> **TASK STATEMENT**:
Pictures must not be retyped. Return exactly the lines from the one with "Write a Python" through the one with "import datetime as dt", both included, and no others.

> **DATA SHOWN**:

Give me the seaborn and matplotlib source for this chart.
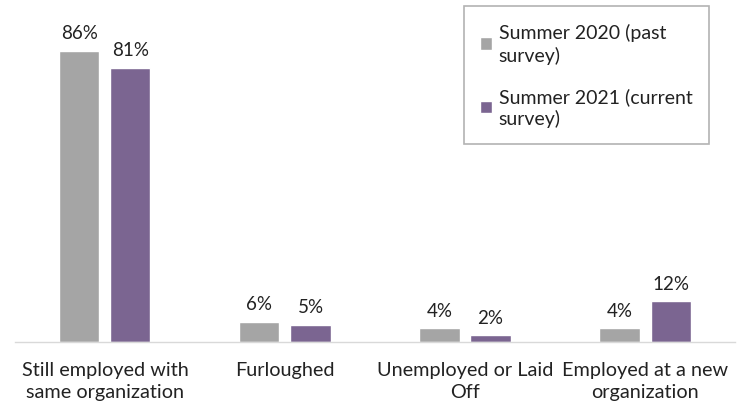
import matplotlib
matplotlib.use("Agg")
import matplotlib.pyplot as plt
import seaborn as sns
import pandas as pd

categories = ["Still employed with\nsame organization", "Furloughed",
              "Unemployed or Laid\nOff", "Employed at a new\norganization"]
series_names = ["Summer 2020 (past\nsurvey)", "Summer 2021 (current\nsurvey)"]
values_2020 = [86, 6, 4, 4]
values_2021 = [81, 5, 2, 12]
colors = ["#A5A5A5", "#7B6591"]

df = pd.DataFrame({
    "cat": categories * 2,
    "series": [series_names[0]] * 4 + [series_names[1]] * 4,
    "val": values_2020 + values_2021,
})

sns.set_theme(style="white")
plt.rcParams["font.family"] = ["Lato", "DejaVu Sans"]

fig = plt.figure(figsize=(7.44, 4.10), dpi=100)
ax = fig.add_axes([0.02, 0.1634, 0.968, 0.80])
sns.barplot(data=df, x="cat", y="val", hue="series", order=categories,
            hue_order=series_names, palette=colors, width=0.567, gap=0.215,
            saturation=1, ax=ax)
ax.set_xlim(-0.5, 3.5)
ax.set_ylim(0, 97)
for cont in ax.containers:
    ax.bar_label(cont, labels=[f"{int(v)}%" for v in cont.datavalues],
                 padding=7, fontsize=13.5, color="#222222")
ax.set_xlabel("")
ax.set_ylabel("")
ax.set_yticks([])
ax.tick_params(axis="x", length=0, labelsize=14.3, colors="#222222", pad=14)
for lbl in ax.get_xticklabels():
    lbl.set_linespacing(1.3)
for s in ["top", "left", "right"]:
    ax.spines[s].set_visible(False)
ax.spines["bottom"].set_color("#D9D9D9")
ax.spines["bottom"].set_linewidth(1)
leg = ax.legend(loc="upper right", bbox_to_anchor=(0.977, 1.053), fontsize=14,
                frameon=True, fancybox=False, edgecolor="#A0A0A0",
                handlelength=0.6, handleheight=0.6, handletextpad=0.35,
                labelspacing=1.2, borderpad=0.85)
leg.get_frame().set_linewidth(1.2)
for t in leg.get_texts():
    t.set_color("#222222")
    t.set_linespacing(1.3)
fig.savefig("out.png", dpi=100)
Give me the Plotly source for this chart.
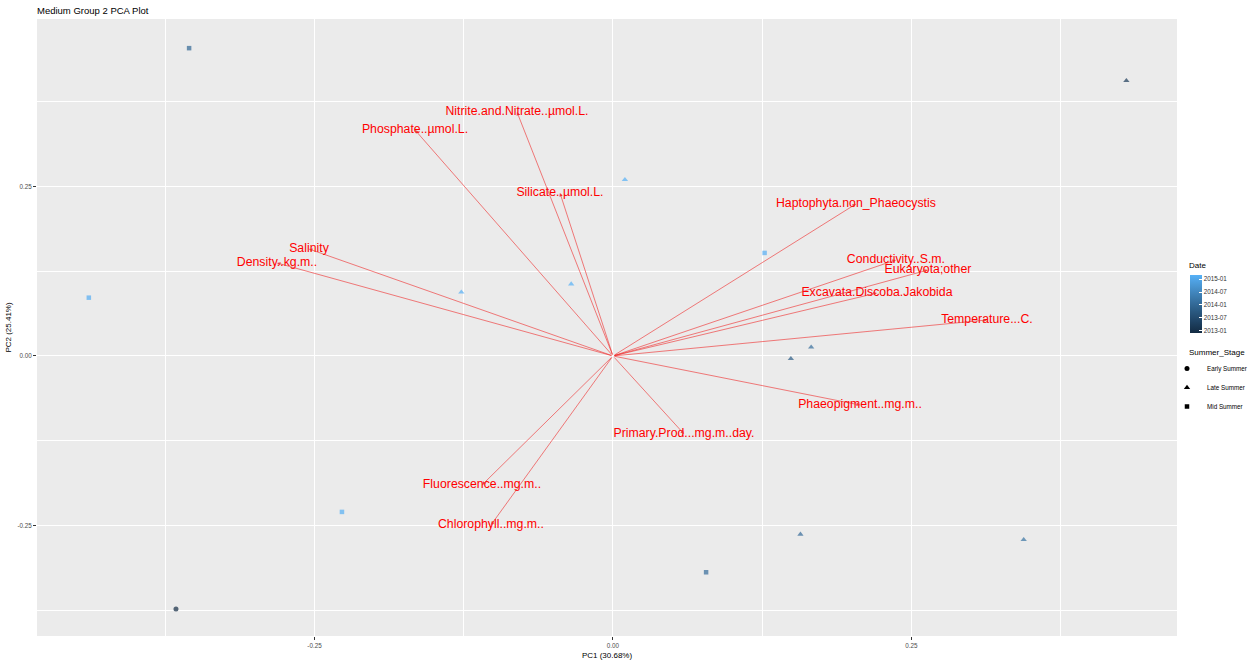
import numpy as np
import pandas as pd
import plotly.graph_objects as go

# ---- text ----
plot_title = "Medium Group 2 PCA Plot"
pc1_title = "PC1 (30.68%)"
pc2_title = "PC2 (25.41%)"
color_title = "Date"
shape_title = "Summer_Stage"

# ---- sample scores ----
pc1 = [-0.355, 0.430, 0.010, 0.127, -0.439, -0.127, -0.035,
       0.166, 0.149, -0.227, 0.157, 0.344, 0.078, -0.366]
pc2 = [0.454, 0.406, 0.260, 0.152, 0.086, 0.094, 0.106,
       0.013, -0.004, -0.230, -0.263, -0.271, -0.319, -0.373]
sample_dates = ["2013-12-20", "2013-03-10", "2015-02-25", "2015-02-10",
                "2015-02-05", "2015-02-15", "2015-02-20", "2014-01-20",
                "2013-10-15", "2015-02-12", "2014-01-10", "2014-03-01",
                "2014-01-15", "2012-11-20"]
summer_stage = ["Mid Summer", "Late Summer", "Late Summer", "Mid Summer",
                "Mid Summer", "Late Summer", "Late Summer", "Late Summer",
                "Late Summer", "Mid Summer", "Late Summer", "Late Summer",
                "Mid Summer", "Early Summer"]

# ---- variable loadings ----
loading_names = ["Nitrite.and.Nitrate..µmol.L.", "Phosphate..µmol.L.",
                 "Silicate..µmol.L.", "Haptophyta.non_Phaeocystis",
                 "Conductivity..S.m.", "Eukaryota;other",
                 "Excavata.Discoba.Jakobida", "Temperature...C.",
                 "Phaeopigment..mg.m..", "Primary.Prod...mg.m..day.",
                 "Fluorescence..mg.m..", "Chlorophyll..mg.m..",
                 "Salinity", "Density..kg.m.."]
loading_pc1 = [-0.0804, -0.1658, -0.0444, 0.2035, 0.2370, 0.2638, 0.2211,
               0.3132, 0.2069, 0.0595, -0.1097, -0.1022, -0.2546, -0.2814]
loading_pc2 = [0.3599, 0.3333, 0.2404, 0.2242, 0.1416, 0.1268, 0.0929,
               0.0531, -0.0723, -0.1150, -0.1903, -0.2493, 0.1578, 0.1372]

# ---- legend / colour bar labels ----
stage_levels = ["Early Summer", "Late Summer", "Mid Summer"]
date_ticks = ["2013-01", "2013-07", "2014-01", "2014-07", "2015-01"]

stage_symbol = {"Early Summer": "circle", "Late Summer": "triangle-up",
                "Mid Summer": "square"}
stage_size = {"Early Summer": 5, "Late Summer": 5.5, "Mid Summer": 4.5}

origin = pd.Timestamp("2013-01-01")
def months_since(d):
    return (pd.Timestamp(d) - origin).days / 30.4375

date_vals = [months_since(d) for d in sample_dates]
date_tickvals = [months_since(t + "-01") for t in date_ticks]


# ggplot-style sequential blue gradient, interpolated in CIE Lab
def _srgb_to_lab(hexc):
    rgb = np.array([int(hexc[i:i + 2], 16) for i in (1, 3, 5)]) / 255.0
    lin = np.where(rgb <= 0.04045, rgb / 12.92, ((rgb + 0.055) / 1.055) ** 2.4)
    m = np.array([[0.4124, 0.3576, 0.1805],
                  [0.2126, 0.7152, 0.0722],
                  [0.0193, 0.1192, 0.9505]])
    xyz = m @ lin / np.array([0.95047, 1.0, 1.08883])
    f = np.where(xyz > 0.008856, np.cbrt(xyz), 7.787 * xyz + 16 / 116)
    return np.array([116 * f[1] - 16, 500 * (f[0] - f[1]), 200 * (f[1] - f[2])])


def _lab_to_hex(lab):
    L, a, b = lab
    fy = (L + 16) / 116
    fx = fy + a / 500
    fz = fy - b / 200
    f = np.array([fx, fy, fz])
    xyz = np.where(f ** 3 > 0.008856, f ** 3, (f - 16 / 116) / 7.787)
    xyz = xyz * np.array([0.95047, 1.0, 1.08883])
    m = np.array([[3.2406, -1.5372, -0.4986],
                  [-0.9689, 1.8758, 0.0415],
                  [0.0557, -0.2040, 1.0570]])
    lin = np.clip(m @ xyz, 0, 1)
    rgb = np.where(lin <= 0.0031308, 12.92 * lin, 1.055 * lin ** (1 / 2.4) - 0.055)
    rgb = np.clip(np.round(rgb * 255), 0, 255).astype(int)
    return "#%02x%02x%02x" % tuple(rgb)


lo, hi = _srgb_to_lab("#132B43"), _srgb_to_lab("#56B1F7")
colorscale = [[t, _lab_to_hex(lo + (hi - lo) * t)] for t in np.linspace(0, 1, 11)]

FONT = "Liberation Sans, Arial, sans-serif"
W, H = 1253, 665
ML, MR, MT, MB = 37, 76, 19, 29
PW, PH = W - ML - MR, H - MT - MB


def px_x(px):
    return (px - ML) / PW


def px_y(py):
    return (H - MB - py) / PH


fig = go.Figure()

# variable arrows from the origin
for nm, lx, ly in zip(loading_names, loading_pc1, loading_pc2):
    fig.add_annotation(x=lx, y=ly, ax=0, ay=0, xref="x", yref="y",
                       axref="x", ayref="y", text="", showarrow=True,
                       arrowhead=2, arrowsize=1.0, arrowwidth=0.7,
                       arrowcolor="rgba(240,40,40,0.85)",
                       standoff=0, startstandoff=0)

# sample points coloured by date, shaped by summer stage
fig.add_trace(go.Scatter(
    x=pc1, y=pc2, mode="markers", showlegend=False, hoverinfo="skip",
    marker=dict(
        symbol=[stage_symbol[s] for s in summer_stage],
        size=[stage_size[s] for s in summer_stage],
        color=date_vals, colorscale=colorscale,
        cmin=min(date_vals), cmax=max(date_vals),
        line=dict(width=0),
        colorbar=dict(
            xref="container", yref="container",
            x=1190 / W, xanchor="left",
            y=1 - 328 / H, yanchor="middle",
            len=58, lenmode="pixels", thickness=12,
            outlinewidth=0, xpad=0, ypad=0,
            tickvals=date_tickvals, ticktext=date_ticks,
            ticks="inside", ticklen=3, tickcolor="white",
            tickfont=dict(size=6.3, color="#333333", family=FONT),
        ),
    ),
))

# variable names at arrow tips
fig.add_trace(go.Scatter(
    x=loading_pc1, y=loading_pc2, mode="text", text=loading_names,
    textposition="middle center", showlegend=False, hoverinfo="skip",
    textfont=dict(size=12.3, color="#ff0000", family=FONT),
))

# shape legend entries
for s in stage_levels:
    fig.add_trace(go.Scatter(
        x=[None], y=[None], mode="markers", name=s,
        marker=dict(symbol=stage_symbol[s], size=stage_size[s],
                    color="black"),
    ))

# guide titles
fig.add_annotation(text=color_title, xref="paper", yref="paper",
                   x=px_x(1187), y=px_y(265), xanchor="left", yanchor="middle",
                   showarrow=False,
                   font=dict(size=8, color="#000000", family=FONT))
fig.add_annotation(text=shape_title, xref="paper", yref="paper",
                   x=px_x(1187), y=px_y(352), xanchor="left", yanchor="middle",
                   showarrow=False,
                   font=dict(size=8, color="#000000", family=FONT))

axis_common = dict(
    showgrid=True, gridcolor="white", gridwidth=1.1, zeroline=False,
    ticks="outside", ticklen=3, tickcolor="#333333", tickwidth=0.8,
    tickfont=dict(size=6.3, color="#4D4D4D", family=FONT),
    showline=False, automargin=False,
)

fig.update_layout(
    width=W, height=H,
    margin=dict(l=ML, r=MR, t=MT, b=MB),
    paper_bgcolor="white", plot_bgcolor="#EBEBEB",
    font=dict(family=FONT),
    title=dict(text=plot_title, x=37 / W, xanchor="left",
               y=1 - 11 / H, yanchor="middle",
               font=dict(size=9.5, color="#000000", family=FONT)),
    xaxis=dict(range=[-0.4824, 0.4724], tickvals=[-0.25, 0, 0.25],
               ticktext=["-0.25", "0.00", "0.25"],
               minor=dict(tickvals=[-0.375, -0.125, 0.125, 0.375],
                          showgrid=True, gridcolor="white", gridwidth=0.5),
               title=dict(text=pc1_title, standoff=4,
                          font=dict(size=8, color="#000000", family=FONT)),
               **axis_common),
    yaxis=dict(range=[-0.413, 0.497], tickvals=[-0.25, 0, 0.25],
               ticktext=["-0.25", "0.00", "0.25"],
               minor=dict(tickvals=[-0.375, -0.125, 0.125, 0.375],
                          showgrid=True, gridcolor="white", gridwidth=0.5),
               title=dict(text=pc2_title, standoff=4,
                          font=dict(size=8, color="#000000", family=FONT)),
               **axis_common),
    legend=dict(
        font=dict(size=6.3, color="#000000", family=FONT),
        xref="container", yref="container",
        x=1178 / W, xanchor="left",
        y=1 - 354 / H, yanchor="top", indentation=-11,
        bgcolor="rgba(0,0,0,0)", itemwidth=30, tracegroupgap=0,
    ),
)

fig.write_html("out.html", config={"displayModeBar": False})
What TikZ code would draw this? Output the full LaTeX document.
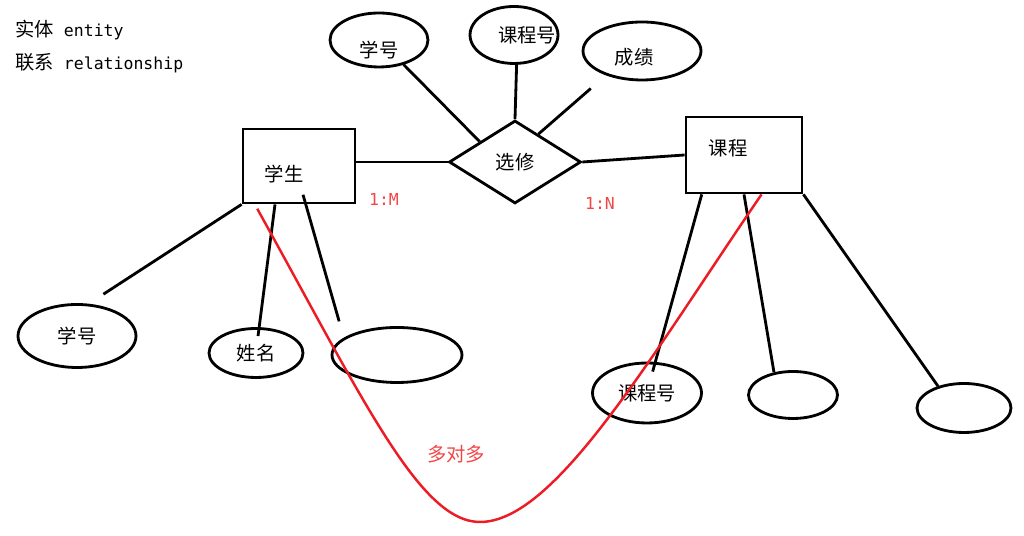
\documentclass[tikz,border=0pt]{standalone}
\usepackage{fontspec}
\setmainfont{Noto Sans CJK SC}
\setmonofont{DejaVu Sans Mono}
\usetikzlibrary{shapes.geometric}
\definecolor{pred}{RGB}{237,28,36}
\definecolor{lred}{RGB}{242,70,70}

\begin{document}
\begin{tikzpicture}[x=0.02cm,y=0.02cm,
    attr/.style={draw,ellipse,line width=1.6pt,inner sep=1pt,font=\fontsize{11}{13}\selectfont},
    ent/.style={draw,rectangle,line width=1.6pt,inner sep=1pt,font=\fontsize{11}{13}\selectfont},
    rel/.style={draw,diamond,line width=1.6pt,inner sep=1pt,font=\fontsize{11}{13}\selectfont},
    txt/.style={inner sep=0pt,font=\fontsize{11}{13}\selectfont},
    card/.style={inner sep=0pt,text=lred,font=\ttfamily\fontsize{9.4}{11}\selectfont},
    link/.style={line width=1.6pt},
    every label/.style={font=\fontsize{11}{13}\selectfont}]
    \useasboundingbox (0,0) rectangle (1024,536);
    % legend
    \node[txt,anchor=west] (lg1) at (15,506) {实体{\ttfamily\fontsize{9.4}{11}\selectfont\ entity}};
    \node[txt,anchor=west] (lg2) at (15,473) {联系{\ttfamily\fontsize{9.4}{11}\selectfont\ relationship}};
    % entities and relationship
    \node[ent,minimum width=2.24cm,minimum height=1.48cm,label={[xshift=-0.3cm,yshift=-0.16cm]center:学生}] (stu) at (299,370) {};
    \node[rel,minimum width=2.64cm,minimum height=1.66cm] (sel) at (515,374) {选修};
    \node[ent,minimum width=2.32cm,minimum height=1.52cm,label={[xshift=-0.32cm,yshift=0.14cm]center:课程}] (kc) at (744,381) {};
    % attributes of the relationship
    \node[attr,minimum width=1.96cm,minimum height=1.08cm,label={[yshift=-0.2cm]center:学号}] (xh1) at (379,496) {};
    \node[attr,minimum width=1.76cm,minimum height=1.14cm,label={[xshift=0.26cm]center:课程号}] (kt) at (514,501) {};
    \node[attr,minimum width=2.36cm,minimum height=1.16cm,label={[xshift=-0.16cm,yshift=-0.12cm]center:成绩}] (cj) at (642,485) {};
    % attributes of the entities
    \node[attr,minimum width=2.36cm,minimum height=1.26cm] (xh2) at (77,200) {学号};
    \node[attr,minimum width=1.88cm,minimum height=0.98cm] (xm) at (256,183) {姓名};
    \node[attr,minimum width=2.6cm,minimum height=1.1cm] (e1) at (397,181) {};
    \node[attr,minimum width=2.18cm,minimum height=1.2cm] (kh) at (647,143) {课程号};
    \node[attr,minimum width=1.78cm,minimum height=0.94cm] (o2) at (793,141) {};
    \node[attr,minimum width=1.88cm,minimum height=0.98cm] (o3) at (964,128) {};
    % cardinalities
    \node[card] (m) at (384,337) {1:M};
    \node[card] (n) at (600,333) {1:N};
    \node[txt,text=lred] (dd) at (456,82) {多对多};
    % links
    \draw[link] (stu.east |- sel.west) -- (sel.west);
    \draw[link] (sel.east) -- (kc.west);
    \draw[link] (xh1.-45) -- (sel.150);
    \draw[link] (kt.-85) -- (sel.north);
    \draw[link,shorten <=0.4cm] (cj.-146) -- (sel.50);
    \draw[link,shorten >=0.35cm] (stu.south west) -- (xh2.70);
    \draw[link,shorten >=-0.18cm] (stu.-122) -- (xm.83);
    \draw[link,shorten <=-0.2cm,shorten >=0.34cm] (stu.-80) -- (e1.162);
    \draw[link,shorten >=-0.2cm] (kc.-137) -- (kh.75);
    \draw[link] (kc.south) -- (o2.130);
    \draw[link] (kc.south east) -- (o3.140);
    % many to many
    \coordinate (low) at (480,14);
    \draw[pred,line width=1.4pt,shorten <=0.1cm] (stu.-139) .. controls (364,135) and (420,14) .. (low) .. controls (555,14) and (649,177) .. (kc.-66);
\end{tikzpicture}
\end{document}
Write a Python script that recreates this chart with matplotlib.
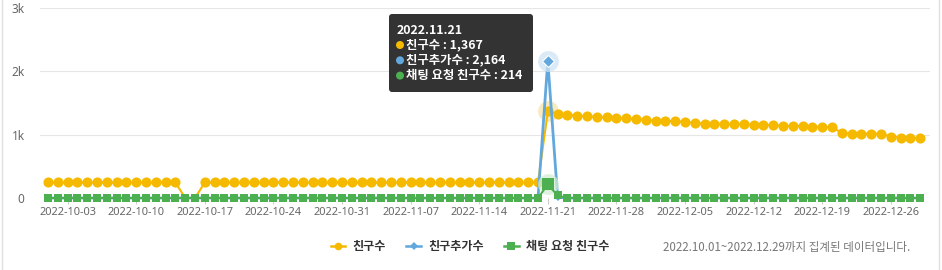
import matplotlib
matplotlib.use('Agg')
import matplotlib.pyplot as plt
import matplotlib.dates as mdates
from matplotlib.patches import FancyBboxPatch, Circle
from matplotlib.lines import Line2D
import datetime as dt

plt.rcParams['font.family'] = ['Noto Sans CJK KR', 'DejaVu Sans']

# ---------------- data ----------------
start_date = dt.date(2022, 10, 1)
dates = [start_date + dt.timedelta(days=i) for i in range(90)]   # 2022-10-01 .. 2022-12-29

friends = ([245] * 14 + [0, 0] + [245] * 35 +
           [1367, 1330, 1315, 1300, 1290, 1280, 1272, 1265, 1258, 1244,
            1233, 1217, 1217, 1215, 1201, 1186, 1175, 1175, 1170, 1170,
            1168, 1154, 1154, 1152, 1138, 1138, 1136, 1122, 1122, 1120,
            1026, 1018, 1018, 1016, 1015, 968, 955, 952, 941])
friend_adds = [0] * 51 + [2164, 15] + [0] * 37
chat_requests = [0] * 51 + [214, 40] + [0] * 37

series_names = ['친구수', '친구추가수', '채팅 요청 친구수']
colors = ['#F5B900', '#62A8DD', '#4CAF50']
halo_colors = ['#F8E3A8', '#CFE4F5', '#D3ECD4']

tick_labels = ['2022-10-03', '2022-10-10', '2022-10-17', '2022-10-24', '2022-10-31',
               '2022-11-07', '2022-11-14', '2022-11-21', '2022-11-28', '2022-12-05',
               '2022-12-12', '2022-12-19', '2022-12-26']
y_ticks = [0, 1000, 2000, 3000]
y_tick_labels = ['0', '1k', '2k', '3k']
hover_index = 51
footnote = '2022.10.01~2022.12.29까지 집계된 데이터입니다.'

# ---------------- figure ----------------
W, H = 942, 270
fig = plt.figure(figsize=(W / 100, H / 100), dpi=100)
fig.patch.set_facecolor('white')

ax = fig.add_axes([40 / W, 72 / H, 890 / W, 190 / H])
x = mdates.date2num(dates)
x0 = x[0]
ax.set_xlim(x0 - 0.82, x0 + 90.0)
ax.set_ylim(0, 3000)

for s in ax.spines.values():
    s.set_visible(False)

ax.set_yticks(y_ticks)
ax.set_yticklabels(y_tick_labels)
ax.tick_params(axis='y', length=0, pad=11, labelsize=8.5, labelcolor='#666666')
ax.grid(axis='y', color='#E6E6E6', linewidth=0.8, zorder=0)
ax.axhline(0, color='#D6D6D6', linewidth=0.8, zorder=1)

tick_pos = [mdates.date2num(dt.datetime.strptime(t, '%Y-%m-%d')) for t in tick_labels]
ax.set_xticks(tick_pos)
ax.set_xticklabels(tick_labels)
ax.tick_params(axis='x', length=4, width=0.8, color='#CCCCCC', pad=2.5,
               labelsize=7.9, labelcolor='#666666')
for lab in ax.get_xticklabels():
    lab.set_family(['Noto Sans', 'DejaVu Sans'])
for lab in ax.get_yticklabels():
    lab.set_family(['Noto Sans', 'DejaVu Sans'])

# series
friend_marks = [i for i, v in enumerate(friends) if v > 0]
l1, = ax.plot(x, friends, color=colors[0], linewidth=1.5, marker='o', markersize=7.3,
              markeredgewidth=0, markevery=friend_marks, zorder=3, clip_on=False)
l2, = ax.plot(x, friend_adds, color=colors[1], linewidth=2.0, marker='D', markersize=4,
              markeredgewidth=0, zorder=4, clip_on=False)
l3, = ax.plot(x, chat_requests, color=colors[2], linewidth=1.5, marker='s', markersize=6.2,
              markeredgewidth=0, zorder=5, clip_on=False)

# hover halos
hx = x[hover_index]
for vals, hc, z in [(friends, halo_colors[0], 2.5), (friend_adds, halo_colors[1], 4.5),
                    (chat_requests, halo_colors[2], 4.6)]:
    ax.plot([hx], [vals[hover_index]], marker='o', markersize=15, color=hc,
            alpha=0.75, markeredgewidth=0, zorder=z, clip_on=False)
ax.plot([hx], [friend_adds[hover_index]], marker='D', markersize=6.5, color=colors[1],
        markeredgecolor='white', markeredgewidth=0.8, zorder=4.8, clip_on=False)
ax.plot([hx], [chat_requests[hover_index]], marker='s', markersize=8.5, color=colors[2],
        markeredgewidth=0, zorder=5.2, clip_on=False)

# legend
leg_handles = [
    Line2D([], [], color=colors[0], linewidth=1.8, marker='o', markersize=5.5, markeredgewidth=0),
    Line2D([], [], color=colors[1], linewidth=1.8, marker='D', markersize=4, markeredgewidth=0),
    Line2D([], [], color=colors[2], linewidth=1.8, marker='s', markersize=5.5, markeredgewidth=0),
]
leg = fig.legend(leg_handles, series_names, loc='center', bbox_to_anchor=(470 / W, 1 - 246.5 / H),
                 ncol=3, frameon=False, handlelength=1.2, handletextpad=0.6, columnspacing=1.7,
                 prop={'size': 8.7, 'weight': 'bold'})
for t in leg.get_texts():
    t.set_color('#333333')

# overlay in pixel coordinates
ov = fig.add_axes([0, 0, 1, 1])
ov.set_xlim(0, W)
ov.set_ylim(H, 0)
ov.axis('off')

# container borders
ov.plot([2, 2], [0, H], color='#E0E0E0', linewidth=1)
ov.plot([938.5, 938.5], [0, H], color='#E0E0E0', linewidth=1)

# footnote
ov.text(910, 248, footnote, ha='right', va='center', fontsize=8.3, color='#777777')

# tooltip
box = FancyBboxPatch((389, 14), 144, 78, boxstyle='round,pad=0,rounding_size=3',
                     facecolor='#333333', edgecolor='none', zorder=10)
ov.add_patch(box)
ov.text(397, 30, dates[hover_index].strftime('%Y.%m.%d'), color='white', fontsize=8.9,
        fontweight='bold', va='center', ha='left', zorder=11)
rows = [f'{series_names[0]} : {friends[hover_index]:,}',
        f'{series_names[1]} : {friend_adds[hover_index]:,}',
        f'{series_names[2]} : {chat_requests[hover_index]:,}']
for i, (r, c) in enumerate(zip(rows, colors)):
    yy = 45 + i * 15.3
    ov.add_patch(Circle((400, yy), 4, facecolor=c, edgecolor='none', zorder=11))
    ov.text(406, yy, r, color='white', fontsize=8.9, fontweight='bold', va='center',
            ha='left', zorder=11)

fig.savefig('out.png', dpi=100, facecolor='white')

> **RESPONSE TO THIS EXERCISE**:
Write a Python script that recreates this chart with matplotlib.
import matplotlib
matplotlib.use('Agg')
import matplotlib.pyplot as plt
import matplotlib.dates as mdates
from matplotlib.patches import FancyBboxPatch, Circle
from matplotlib.lines import Line2D
import datetime as dt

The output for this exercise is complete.